In scuffed boots and floppy fedora, Mortensen cuts an attractive figure in an amoral, down-at-heel sort of way: women are prepared to leave their husbands for him, men fight for the privilege of dying at his side. We are led, or perhaps bullied, on an epic sweep through the muck and bullets of Spain's military meddling in its neighbours' affairs, seen through the jaundiced eyes of Alatriste and his fellow hired hands. Death is a constant presence; if you're not torn apart by a cannonball on the battlefield, or knifed in a dark alley, it may well come for you in the shape of the Inquisition and in which case, you might be better off cutting your own throat.
We cut frantically and frequently back to the Spanish court, where the grandees plot and connive, and we just know that someone inconvenient is about to get dispatched to the colonies at the very least. Here, Alatriste's glint-eyed soldier's determination gives way to the quizzical gaze of a hard man out of his depth, as matters of State are signed and sealed on oaken desks. Watch your back -- you get the impression that the most blood-sodden battlefield is a far safer place to be.
The film covers a massive swathe of turbulent European history, some three decades of a long Spanish Catholic struggle against the Protestant heretics of the Low Countries. And this, perhaps, is the film's greatest flaw the screenplay is a pull-together of some of the most dramatic episodes from a clutch of Arturo Pérez-Reverte's Captain Alatriste books, and the joins show badly. Sub-plots come and go in a tangle, and the film develops its undoubted dynamism from a regular dripfeed of another bit of swashbuckling, or whispered courtly dirty deeds, rather than the convincing development of any interplay between the characters themselves. For such a valiant warrior, poor Alatriste doesn't seem to have much say in his destiny.

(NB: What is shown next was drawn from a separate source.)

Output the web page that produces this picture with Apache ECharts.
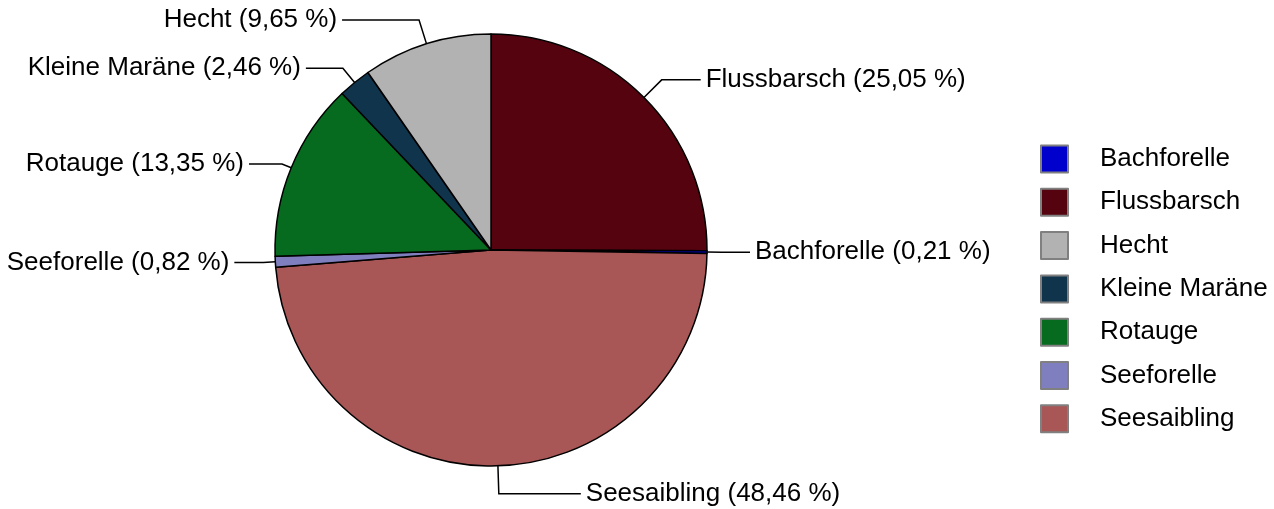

That said, the film looks fabulous, from the opening misty waterlogged shots off the Flanders coast, to the final crunching battle of Rocroi. Director of Photography Paco Femenia -- responsible for the similarly atmospheric Carmen and Juana la Loca -- takes his inspiration from the contemporary canvases of Velásquez to evoke an atmosphere painted in rich earthy tones; the camera conveys the glittering sterility of the Spanish court as tangibly as the dirt that Alatriste and his ever-dwindling band of chums are forced to eat so often without pay -- to enable their lordships to live in the appropriate style.
The film, at two hours and 20 minutes, rattles along well, but is too long. If only director Augustín Díaz Yanes had the faith in the attraction and bankability of his lead character to take a deep breath, and slice the action up into more manageable chunks: a trilogy, even. Why not? Everybody else seems to be doing it, and so often with inferior material to this.